After Moving Day, Rosie will start to chill the fuck out. Since Sunday, she has literally not spent more than 30 seconds away from them. She eats in the whelping box, pees when I insist, and poos seldom and at implausible speeds.
I am hoping she consents to use the same corner of the living room she chose last time. It's a very convenient spot.
One of the things about Moving Day that has been consistent in the last three litters of ES born here is that one puppy is chosen as the Moving Day Scout. If I replace that pup in the whelping box, that's the one she will retrieve each time until Moving is accomplished.
That pup turns out to Mom' Favorite later on.
So in the spirit of participation, voting is open in the Moving Day Sweepstakes.
Vote in the comments for which pup will be chosen as Scout. I'll reveal the Chosen Pup's identity when the deed is done. One person will be chosen from among the correct votes to receive two dozen fresh Brandywine Farm eggs.

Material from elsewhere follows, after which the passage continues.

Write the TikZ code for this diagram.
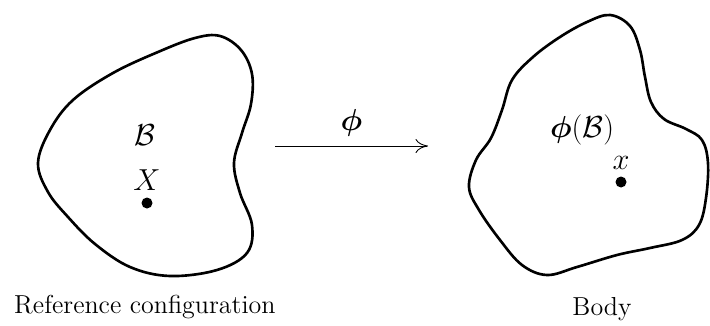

No names or genders, so as not to bias the voting. Here are the hamster-like heirs of Pip, in birth order:
Which one will Mom choose?
Well, this is unprecedented.
Rosie spent yesterday (Thursday) being squirrely and acting as if she was just about ready to grab a pup. She checked out the designated den corner by the fireplace several times.
Around dinnertime I came in from chores and Perfesser Chaos said he'd caught her picking up a puppy, but she quickly put it down when she saw him. And he did not take note of which puppy it was.
This morning, some time between 0830 and 1000, while I was upstairs, she moved all the hamsters to their new digs without being detected.
There sure was a lot of moving going on here.
The first several attempts, either Perfesser Chaos could not remember to take note of the puppy with whom he caught her slinking away, or I would find the entire Jolly Crew transported to the closet in the guest room, Sophia's crate, under the bed ...
But I have three data points on the first puppy to move -- in one case the only puppy to move, when PC left a door open for a while and then closed it without making a puppy count -- and unsurprisingly, Puppy #5 is Mom's Favorite.
Unsurprisingly because he is the only male pup, and Favorite Puppy of a Brandywine bitch is always my son, my son. They are the Jewish mothers of the dog world.
A few contestants apparently cheated by comparing the photos to the blow-by-blow descriptions of the pups I gave on Facebook as they were born.
But I didn't specifically forbid cheating.
Anyway, five contestants chose Puppy #5 and were each assigned a value on a six-sided die, which I rolled once.
Mr. Andrew Brouse, please collect your eggs!
(Ha! Andy always gets some eggs when he comes here anyway. Now he will just get more eggs.)
This is a relief, because I totally don't know about shipping eggs to Britain. And I refuse on principle to vacuum-pack and ship eggs to California to a person who has her own hens.